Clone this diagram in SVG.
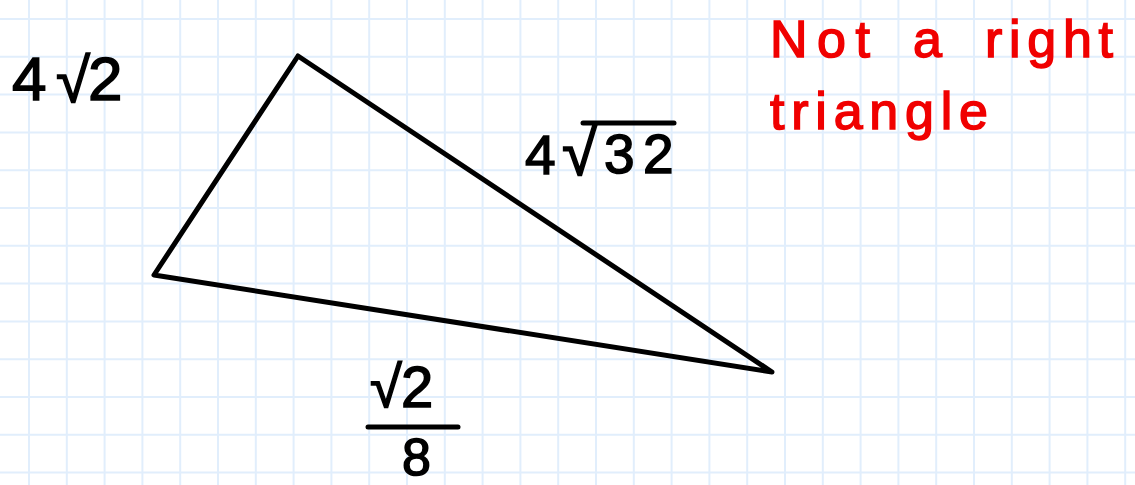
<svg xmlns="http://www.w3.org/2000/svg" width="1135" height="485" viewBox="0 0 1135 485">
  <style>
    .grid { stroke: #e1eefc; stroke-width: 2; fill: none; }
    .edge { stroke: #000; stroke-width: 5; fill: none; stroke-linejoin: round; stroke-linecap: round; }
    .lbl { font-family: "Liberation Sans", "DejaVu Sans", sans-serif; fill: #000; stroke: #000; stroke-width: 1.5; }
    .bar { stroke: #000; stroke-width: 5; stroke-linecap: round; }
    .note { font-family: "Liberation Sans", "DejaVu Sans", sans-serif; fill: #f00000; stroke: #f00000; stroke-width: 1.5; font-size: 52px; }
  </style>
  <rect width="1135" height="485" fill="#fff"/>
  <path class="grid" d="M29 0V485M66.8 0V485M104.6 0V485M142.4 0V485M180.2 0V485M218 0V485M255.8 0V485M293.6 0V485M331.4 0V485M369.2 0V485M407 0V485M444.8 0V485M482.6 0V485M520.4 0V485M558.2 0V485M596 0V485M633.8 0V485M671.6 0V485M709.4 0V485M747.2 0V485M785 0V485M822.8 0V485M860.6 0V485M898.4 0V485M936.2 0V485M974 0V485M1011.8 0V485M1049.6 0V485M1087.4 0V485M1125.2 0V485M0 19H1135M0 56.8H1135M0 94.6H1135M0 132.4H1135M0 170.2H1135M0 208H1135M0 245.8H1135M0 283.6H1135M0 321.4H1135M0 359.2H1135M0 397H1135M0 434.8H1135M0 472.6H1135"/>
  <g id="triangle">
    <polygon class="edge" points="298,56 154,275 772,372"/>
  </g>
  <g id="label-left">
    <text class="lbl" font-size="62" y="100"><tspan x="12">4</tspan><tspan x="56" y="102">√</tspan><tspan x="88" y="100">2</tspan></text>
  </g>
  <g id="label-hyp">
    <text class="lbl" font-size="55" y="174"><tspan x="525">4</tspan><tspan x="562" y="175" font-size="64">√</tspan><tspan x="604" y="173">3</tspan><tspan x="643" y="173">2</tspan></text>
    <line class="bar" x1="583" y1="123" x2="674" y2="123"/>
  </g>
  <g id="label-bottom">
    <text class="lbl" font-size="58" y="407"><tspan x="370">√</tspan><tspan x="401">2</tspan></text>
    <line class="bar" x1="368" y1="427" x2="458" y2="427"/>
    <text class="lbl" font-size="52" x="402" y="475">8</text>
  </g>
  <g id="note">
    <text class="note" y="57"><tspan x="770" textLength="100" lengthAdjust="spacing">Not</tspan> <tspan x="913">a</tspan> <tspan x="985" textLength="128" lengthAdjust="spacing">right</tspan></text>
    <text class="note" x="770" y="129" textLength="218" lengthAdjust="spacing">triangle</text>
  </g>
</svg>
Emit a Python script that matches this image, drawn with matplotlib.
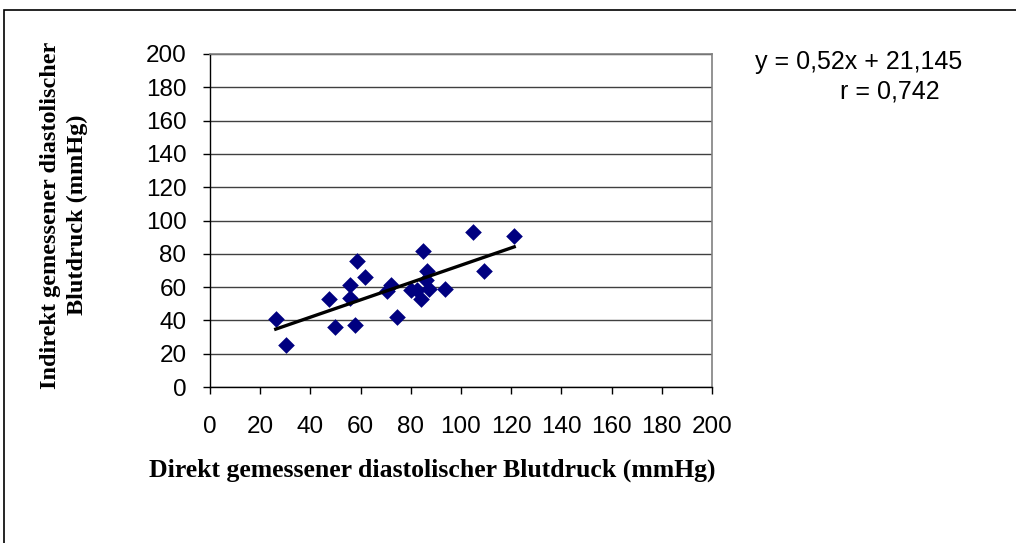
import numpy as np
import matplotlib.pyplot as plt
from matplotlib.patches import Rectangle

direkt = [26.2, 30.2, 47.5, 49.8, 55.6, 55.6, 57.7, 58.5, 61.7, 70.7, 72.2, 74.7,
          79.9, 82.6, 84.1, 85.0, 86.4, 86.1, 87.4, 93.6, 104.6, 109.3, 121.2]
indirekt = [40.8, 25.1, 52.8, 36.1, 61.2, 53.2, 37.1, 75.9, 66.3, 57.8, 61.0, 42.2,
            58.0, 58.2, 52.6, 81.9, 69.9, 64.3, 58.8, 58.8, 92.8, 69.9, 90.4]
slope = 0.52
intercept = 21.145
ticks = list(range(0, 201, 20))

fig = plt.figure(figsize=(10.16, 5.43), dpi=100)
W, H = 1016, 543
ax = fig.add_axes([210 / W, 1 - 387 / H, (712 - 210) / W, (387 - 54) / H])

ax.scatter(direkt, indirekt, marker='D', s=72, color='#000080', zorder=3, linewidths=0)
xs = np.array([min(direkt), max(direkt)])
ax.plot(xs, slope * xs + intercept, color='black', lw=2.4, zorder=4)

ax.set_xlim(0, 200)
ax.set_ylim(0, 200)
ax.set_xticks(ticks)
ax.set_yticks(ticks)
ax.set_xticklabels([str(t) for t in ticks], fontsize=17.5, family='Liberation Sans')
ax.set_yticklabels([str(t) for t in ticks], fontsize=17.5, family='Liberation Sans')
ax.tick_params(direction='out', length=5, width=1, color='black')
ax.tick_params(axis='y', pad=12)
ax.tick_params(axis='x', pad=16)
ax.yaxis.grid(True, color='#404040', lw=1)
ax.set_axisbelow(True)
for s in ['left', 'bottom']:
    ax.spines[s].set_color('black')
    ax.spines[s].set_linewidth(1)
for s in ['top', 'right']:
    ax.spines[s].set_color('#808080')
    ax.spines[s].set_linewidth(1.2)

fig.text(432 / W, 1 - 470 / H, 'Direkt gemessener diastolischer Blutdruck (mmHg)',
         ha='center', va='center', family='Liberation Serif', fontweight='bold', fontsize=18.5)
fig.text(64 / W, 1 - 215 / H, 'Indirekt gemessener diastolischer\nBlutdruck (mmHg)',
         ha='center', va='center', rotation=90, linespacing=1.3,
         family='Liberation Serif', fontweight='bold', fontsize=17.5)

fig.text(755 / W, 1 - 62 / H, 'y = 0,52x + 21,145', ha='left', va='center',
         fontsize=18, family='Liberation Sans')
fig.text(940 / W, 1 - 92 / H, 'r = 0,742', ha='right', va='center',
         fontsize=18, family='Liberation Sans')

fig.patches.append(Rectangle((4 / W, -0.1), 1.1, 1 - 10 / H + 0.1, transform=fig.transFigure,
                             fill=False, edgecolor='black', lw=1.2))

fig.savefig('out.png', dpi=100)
+++++
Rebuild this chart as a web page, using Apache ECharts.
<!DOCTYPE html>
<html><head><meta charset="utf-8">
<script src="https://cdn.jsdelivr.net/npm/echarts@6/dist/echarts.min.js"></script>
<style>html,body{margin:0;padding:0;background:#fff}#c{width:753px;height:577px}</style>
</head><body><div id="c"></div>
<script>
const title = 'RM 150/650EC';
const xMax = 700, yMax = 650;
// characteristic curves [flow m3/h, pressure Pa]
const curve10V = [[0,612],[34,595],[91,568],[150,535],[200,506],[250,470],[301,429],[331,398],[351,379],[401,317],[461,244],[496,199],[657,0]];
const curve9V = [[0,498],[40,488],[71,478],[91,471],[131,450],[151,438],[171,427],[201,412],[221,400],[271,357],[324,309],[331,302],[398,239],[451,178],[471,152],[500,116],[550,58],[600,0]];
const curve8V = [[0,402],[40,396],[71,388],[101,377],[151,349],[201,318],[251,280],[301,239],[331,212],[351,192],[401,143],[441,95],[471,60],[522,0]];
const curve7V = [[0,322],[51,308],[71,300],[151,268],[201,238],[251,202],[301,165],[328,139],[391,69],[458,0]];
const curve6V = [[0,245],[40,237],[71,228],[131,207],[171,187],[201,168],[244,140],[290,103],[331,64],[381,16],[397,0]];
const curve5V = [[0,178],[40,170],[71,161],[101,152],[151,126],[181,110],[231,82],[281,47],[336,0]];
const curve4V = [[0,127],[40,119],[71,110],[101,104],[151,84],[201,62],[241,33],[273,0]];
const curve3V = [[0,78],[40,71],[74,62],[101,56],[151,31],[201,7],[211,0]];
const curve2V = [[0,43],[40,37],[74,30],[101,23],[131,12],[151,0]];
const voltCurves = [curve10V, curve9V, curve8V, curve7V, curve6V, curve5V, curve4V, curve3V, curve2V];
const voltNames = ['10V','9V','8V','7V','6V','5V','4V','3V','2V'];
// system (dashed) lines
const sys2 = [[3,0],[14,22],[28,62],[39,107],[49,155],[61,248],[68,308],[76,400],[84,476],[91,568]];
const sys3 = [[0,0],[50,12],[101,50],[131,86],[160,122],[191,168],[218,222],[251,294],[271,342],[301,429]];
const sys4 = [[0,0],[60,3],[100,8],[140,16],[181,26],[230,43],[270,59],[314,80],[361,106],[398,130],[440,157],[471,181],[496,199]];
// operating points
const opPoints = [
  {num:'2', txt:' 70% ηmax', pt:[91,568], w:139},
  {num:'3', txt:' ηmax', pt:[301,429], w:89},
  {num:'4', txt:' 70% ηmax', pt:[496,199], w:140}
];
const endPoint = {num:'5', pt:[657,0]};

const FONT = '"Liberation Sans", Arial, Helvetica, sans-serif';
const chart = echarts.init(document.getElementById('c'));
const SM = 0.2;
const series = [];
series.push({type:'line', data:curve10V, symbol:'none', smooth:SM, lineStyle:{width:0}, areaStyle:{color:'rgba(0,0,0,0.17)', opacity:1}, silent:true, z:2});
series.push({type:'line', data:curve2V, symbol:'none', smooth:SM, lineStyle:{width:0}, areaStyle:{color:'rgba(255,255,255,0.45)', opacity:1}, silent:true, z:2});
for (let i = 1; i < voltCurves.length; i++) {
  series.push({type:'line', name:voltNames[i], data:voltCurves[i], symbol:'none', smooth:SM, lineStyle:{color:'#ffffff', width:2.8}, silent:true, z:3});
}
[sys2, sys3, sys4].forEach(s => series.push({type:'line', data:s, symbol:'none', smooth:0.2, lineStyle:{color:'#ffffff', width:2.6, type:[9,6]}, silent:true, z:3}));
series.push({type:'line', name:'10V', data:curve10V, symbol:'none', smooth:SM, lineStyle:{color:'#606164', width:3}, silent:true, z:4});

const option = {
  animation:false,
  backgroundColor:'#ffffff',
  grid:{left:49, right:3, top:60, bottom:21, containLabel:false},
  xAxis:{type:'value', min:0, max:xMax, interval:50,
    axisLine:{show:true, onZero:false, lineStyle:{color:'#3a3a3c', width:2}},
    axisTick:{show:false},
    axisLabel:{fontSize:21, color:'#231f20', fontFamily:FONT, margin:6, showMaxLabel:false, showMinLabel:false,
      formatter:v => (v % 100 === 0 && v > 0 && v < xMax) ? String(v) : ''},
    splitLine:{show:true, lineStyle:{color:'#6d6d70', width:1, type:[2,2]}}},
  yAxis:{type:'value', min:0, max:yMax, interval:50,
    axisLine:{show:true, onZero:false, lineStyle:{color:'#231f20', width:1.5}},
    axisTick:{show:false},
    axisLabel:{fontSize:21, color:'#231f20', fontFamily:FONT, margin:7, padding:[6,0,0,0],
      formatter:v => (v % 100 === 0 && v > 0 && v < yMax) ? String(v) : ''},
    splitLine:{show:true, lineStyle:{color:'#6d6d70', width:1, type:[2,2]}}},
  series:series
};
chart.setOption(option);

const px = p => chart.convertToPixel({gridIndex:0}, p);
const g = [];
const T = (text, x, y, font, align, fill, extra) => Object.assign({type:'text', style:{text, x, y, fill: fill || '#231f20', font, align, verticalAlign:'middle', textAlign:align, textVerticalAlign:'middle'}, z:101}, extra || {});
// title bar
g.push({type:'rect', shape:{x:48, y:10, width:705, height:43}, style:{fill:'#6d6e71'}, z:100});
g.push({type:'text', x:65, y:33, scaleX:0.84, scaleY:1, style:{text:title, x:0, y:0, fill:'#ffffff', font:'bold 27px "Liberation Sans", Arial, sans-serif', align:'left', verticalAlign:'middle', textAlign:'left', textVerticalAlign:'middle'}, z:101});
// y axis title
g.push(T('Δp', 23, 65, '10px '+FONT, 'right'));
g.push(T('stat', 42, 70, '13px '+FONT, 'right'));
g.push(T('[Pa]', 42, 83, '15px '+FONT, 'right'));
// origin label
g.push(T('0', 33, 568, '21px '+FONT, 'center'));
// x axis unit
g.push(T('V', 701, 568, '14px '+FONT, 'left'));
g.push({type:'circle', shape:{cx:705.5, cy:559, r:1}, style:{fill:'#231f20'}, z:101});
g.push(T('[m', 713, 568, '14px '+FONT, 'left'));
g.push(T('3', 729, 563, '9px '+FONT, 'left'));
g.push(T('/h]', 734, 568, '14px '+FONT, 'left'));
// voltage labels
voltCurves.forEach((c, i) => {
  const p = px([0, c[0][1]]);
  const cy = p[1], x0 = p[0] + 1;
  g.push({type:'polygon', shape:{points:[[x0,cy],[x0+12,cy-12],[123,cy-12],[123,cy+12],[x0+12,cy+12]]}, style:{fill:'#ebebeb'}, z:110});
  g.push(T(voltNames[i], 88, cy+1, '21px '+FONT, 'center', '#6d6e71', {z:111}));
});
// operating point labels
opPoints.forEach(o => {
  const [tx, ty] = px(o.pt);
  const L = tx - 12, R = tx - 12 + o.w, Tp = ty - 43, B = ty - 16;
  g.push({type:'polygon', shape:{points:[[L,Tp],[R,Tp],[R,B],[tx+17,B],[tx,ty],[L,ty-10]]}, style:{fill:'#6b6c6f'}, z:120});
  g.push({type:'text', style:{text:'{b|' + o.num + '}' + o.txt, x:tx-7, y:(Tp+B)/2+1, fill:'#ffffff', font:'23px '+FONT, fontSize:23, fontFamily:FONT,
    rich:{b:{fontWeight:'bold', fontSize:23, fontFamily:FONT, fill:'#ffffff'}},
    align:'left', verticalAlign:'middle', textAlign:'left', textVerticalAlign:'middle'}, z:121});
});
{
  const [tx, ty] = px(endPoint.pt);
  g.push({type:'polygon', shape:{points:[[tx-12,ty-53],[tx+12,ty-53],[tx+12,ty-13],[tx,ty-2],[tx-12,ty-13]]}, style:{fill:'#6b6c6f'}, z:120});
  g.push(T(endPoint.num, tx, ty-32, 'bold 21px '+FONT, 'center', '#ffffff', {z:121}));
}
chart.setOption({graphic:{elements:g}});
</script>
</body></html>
+++++
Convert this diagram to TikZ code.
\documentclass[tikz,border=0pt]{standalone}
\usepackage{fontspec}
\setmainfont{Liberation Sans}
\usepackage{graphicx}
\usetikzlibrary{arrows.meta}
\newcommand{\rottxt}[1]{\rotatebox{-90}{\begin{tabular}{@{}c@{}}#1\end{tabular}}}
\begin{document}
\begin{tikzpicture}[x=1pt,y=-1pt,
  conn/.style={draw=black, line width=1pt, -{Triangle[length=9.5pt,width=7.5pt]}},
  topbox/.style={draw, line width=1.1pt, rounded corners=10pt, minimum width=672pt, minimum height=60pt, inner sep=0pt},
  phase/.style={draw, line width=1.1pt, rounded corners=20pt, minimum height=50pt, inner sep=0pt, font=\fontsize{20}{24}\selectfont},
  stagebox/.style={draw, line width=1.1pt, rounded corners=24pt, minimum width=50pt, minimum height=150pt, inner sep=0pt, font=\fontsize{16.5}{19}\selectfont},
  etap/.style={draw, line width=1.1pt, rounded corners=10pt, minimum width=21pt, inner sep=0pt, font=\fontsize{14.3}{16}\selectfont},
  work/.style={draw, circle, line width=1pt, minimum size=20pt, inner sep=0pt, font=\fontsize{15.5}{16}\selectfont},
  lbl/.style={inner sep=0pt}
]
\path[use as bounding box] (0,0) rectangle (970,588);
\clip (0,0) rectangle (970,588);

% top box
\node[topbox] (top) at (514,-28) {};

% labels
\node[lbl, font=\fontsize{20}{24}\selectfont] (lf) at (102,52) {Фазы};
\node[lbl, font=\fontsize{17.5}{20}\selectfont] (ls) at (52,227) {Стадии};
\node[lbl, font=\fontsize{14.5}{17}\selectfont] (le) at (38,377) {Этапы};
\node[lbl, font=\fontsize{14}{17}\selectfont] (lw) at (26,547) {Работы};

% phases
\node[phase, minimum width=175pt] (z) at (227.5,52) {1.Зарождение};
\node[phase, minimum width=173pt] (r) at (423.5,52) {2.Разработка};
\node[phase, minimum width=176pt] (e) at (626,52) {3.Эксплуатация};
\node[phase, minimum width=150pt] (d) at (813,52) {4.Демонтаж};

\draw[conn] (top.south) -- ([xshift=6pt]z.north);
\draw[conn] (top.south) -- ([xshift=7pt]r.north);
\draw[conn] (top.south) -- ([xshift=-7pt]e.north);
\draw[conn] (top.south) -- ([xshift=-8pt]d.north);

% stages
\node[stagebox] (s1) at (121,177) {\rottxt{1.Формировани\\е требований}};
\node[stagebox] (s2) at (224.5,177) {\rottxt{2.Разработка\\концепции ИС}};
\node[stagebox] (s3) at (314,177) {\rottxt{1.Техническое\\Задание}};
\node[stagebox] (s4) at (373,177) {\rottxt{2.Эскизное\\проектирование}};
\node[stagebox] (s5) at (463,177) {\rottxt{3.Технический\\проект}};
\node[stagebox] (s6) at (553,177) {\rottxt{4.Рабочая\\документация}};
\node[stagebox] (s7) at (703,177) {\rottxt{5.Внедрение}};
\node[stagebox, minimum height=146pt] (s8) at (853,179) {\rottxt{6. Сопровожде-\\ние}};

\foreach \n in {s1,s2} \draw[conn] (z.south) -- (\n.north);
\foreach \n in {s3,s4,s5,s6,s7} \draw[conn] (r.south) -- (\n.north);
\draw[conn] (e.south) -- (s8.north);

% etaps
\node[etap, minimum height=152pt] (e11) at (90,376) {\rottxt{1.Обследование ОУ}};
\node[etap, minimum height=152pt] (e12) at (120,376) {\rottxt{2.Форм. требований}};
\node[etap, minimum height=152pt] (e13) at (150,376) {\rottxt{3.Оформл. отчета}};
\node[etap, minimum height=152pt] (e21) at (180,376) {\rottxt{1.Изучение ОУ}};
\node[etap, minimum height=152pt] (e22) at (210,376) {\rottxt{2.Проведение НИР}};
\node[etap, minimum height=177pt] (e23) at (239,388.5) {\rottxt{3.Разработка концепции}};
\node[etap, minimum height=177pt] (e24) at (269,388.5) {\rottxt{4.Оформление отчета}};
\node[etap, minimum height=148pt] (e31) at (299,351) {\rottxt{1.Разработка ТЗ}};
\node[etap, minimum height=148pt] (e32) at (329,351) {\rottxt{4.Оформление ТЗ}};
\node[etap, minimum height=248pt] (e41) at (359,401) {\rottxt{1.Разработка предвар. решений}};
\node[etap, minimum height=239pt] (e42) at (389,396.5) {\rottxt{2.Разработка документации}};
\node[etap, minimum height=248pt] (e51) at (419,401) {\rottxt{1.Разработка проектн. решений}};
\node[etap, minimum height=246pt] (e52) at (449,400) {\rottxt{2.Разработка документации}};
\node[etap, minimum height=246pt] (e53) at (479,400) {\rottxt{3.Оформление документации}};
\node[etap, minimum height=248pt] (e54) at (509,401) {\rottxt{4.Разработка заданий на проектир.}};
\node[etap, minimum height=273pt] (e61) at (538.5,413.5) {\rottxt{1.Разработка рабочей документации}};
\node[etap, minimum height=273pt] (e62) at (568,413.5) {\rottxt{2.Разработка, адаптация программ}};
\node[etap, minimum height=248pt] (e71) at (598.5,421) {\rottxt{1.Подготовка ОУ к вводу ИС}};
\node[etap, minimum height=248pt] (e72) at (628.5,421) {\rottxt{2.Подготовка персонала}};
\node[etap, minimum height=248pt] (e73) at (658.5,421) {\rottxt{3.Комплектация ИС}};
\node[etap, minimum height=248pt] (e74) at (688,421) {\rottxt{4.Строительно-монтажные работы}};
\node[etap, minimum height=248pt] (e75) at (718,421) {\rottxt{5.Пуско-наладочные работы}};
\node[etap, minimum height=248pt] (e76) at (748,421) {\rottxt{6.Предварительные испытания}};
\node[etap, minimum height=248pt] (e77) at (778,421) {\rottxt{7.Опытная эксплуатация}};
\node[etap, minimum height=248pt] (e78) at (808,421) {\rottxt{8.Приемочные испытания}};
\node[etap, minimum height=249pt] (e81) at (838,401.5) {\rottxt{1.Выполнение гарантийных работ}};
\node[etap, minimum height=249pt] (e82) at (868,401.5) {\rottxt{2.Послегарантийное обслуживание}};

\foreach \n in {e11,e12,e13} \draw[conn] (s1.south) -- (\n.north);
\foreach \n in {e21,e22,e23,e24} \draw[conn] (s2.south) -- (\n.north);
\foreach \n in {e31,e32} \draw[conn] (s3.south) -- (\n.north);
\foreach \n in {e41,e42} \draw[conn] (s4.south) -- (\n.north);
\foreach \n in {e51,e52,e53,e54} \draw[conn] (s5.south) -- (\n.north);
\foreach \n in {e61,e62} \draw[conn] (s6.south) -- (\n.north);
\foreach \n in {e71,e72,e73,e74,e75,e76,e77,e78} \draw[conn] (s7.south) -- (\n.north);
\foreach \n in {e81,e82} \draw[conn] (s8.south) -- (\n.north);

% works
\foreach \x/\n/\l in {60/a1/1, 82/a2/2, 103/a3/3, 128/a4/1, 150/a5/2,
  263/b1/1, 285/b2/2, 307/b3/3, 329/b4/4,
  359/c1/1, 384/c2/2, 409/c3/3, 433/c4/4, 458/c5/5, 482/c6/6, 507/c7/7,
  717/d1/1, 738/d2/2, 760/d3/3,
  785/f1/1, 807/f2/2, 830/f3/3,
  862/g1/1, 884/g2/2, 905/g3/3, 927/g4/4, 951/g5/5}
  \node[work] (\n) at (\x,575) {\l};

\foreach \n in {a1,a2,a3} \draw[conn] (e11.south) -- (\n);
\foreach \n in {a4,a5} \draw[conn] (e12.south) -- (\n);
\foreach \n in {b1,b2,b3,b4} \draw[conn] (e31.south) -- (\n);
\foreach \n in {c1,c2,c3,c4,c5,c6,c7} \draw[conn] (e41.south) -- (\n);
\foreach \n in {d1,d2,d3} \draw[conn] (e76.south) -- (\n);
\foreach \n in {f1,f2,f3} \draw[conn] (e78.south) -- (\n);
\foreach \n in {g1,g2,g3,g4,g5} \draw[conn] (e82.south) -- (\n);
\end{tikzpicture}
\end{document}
+++++
(Directions for this task) From the entries, report each line that includes the word "diagram".

(Reply)
Clone this diagram in SVG.
Convert this diagram to TikZ code.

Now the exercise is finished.